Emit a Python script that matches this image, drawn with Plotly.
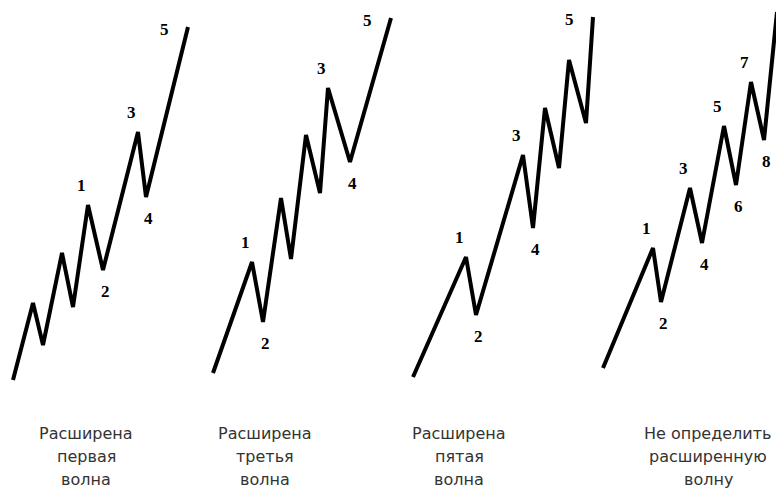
"""Elliott wave extensions: four impulse sketches with captions."""

import plotly.graph_objects as go

# Vertex coordinates of each impulse (x = time units, y = price units)
first_x = [13, 33, 43, 62, 73, 88, 103, 138, 146, 188]
first_y = [111, 188, 146, 238, 184, 286, 221, 359, 294, 464]
third_x = [213, 252, 263, 281, 291, 306, 320, 328, 350, 391]
third_y = [118, 229, 169, 293, 232, 356, 298, 403, 329, 473]
fifth_x = [413, 466, 476, 523, 533, 545, 559, 569, 586, 593]
fifth_y = [114, 234, 176, 336, 263, 383, 323, 431, 368, 474]
unknown_x = [603, 653, 661, 690, 702, 724, 736, 751, 764, 777]
unknown_y = [123, 243, 189, 303, 248, 365, 306, 409, 351, 479]

# Which vertices carry a wave number
first_marks = {5: "1", 6: "2", 7: "3", 8: "4", 9: "5"}
third_marks = {1: "1", 2: "2", 7: "3", 8: "4", 9: "5"}
fifth_marks = {1: "1", 2: "2", 3: "3", 4: "4", 9: "5"}
unknown_marks = {i: str(i) for i in range(1, 10)}

captions = [
    ["Расширена", "первая", "волна"],
    ["Расширена", "третья", "волна"],
    ["Расширена", "пятая", "волна"],
    ["Не определить", "расширенную", "волну"],
]
caption_x = [86, 265, 459, 708]

panels = [
    (first_x, first_y, first_marks),
    (third_x, third_y, third_marks),
    (fifth_x, fifth_y, fifth_marks),
    (unknown_x, unknown_y, unknown_marks),
]

fig = go.Figure()
annotations = []
for xs, ys, marks in panels:
    fig.add_trace(
        go.Scatter(
            x=xs,
            y=ys,
            mode="lines",
            line=dict(color="#000000", width=4),
            hoverinfo="skip",
            showlegend=False,
        )
    )
    last = len(xs) - 1
    for idx, label in marks.items():
        if idx == last:
            dx, dy = -24, -2
        elif ys[idx] > ys[idx - 1]:
            dx, dy = -7, 20
        else:
            dx, dy = 2, -21
        annotations.append(
            dict(
                x=xs[idx],
                y=ys[idx],
                text=f"<b>{label}</b>",
                showarrow=False,
                xshift=dx,
                yshift=dy,
                font=dict(family="Liberation Serif", size=17, color="#000000"),
            )
        )

for cx, lines in zip(caption_x, captions):
    for row, line in enumerate(lines):
        annotations.append(
            dict(
                x=cx,
                y=58 - 23 * row,
                text=line,
                showarrow=False,
                font=dict(family="DejaVu Sans", size=16, color="#333333"),
            )
        )

fig.update_layout(
    width=776,
    height=491,
    margin=dict(l=0, r=0, t=0, b=0),
    paper_bgcolor="white",
    plot_bgcolor="white",
    xaxis=dict(range=[0, 776], visible=False, fixedrange=True),
    yaxis=dict(range=[0, 491], visible=False, fixedrange=True),
    annotations=annotations,
)
fig.write_html(
    "out.html",
    config={"displayModeBar": False},
    post_script="document.body.style.margin='0';",
)
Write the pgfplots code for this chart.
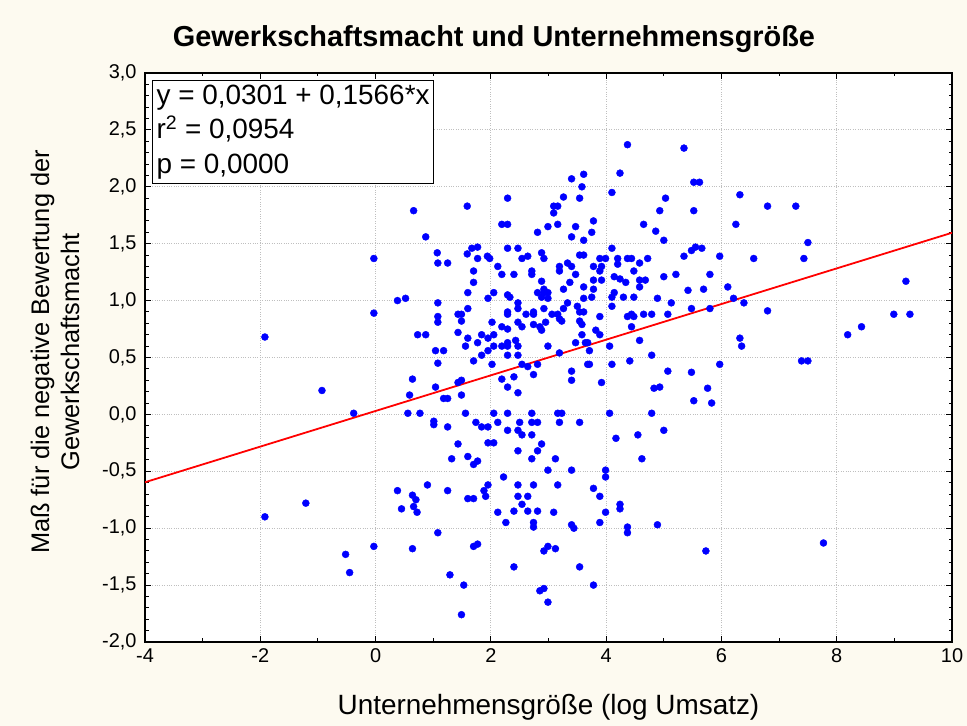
\documentclass[border=0pt]{standalone}
\usepackage{pgfplots}
\pgfplotsset{compat=1.18}
\usepackage{fontspec}
\setmainfont{Liberation Sans}
\definecolor{bgcream}{RGB}{253,250,240}
\definecolor{ptblue}{RGB}{0,0,255}
\begin{document}
\begin{tikzpicture}[x=1bp,y=1bp]
\fill[bgcream] (0,0) rectangle (967,726);
\node[font=\bfseries\fontsize{29}{33}\selectfont] at (494,687) {Gewerkschaftsmacht und Unternehmensgröße};
\begin{axis}[
  at={(145bp,84bp)}, anchor=south west, scale only axis,
  width=807bp, height=569bp,
  xmin=-4, xmax=10, ymin=-2, ymax=3,
  xtick={-4,-2,0,2,4,6,8,10}, minor x tick num=1,
  ytick={-2,-1.5,-1,-0.5,0,0.5,1,1.5,2,2.5,3}, minor y tick num=4,
  axis background/.style={fill=white},
  axis line style={line width=1.6bp, black},
  tick style={black, line width=1bp},
  major tick length=6bp, minor tick length=3.5bp,
  grid=major, major grid style={dotted, gray!50, line width=0.8bp},
  /pgf/number format/assume math mode=true,
  tick label style={font=\fontsize{20}{24}\selectfont},
  xticklabel style={yshift=-3bp, /pgf/number format/fixed, /pgf/number format/precision=0},
  yticklabel style={xshift=-5bp, /pgf/number format/fixed, /pgf/number format/fixed zerofill, /pgf/number format/precision=1, /pgf/number format/use comma},
  xlabel={Unternehmensgröße (log Umsatz)},
  xlabel style={at={(axis description cs:0.5,-0.1140)}, anchor=center, font=\fontsize{28}{32}\selectfont},
  ylabel={Maß für die negative Bewertung der\\Gewerkschaftsmacht},
  ylabel style={at={(axis description cs:-0.1115,0.5097)}, anchor=center, align=center, font=\fontsize{25.5}{30}\selectfont},
  clip=true,
]
\addplot[only marks, mark=*, mark size=3.5bp, ptblue, mark options={draw=ptblue, fill=ptblue}] table {
x y
-1.92 0.68
-1.92 -0.90
-1.21 -0.78
-0.93 0.21
-0.38 0.01
-0.03 0.89
-0.03 1.37
0.38 1.00
0.52 1.02
0.64 0.31
0.59 0.17
0.56 0.01
0.66 1.79
-0.52 -1.23
-0.45 -1.39
-0.03 -1.16
0.38 -0.67
0.45 -0.83
0.64 -0.71
0.70 -0.75
0.66 -0.81
0.72 -0.86
0.64 -1.18
0.87 1.56
1.07 1.42
1.59 1.83
1.59 1.41
1.67 1.46
1.77 1.47
1.77 1.37
1.94 1.39
1.98 1.37
2.29 1.90
2.19 1.67
2.29 1.67
2.29 1.46
2.47 1.46
2.54 1.37
2.64 1.39
2.81 1.60
2.88 1.42
2.92 1.37
2.99 1.65
3.09 1.83
3.16 1.83
3.09 1.77
3.16 1.67
3.26 1.91
3.40 2.07
3.61 2.11
3.58 2.00
3.54 1.90
3.47 1.65
3.40 1.56
3.61 1.53
3.75 1.60
3.78 1.70
3.54 1.40
3.61 1.40
3.33 1.33
3.89 1.37
3.99 1.37
4.10 1.46
4.10 1.95
4.24 2.12
4.37 2.37
4.20 1.37
4.37 1.37
4.44 1.37
4.58 1.33
4.65 1.67
4.72 1.37
4.86 1.61
4.93 1.79
5.03 1.90
5.00 1.53
5.35 2.34
5.35 1.39
1.08 1.33
1.25 1.33
5.52 2.04
5.62 2.04
5.52 1.79
6.32 1.93
6.80 1.83
7.29 1.83
6.25 1.67
7.50 1.51
5.55 1.47
5.48 1.44
5.66 1.46
5.97 1.39
6.56 1.37
7.43 1.37
5.42 1.09
5.80 1.23
5.69 1.10
6.11 1.12
6.21 1.02
6.39 0.98
5.48 0.93
5.80 0.93
6.80 0.91
6.32 0.67
6.35 0.60
5.48 0.37
5.97 0.44
5.76 0.23
5.52 0.12
5.83 0.10
7.39 0.47
7.50 0.47
8.19 0.70
8.43 0.77
8.99 0.88
9.27 0.88
9.20 1.17
5.73 -1.20
7.77 -1.13
1.32 -0.39
1.60 -0.37
1.70 -0.44
1.77 -0.41
2.71 -0.39
3.12 -0.39
4.62 -0.39
2.99 -0.49
3.40 -0.49
3.99 -0.49
3.99 -0.55
2.22 -0.55
0.90 -0.62
1.25 -0.67
1.95 -0.62
1.88 -0.67
1.91 -0.72
1.60 -0.74
1.70 -0.74
2.47 -0.62
2.74 -0.62
3.16 -0.62
2.47 -0.72
2.64 -0.72
2.54 -0.79
2.40 -0.85
2.64 -0.85
2.81 -0.85
2.12 -0.86
3.09 -0.86
2.26 -0.95
2.74 -0.95
2.74 -0.99
3.40 -0.97
3.44 -1.00
3.78 -0.65
3.89 -0.72
3.99 -0.86
3.89 -0.95
4.24 -0.79
4.24 -0.83
4.37 -0.99
4.37 -1.04
4.89 -0.97
1.08 -1.04
1.70 -1.16
1.77 -1.14
2.92 -1.20
2.99 -1.16
3.12 -1.18
2.40 -1.34
3.54 -1.34
1.29 -1.41
1.53 -1.50
3.78 -1.50
2.85 -1.55
2.92 -1.53
2.99 -1.65
1.49 -1.76
1.70 1.26
2.12 1.30
2.19 1.23
2.40 1.23
2.71 1.26
2.71 1.23
3.19 1.30
3.19 1.26
3.40 1.30
3.47 1.23
3.78 1.30
3.92 1.30
3.89 1.26
4.20 1.32
4.48 1.26
1.70 1.16
1.60 1.07
1.95 1.02
2.05 1.07
2.29 1.05
2.33 1.03
2.88 1.17
2.92 1.10
2.81 1.07
2.92 1.07
2.99 1.07
2.88 1.03
2.99 1.02
3.26 1.10
3.37 1.16
3.61 1.12
3.78 1.18
3.78 1.10
3.92 1.18
3.75 1.03
3.61 1.02
4.14 1.21
4.24 1.19
4.34 1.16
4.58 1.18
4.68 1.18
4.58 1.12
5.00 1.21
5.21 1.23
4.14 1.07
4.10 1.03
4.30 1.03
4.48 1.03
4.89 1.02
5.13 0.98
1.08 0.98
1.08 0.86
1.08 0.81
1.43 0.88
1.49 0.88
1.49 0.82
1.60 0.93
2.02 0.81
2.29 0.90
2.29 0.88
2.47 0.98
2.47 0.93
2.61 0.88
2.74 0.90
2.74 0.88
2.92 0.93
3.06 0.88
3.16 0.88
3.19 0.84
3.23 0.82
3.26 0.93
3.33 0.98
3.50 0.95
3.54 0.90
3.61 0.90
3.54 0.82
3.58 0.79
3.89 0.86
4.10 0.95
4.37 0.86
4.44 0.88
4.48 0.86
4.65 0.88
4.79 0.88
5.07 0.88
4.44 0.77
0.73 0.70
0.87 0.70
1.43 0.72
1.60 0.67
1.84 0.70
1.77 0.63
1.95 0.67
2.05 0.70
2.19 0.77
2.29 0.75
2.47 0.81
2.54 0.77
2.74 0.79
2.85 0.77
2.88 0.74
2.95 0.81
3.58 0.70
3.82 0.74
3.89 0.70
4.58 0.65
1.04 0.56
1.18 0.56
1.56 0.60
1.95 0.56
2.05 0.60
2.19 0.60
2.29 0.63
2.29 0.60
2.29 0.52
2.43 0.65
2.47 0.60
2.47 0.52
1.84 0.52
1.70 0.47
1.08 0.45
2.02 0.44
2.54 0.44
2.64 0.42
2.81 0.44
2.99 0.60
3.47 0.63
3.64 0.63
3.68 0.63
3.71 0.56
3.19 0.54
3.68 0.44
3.71 0.44
4.06 0.60
4.10 0.44
4.41 0.47
4.79 0.52
5.07 0.38
3.40 0.38
3.40 0.30
3.92 0.28
4.83 0.23
4.93 0.24
2.74 0.35
2.19 0.31
2.40 0.33
2.29 0.24
2.47 0.19
1.43 0.28
1.49 0.30
1.04 0.24
1.18 0.14
1.25 0.14
1.49 0.17
0.77 0.01
1.56 0.01
2.05 0.01
2.29 0.01
2.71 0.01
3.16 0.01
3.23 0.01
4.06 0.01
4.79 0.01
1.01 -0.06
1.01 -0.09
1.25 -0.11
1.74 -0.07
1.84 -0.11
1.95 -0.11
2.12 -0.07
2.29 -0.14
2.47 -0.14
2.54 -0.18
2.50 -0.07
2.71 -0.07
2.81 -0.07
2.71 -0.18
3.19 -0.07
3.54 -0.07
1.43 -0.26
1.95 -0.25
2.05 -0.25
2.47 -0.32
2.88 -0.26
2.81 -0.32
4.17 -0.21
4.55 -0.18
5.00 -0.14
};
\addplot[red, line width=1.8bp] coordinates {(-4,-0.5963) (10,1.5961)};
\node[draw=black, line width=1.2bp, fill=white, anchor=north west, align=left, inner sep=4bp, font=\fontsize{28}{35}\selectfont] at (rel axis cs:0.0087,0.9877) {y = 0,0301 + 0,1566*x\\r\textsuperscript{2} = 0,0954\\p = 0,0000};
\end{axis}
\end{tikzpicture}
\end{document}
- - - - - - -
▸ TASK TO CARRY OUT
The lines from the start of the entries above through the one containing "import plotly.graph_objects as go" are to be retyped exactly, and no others. Pictures are left out.

▸ WRITTEN REPLY
Emit a Python script that matches this image, drawn with Plotly.
"""Elliott wave extensions: four impulse sketches with captions."""

import plotly.graph_objects as go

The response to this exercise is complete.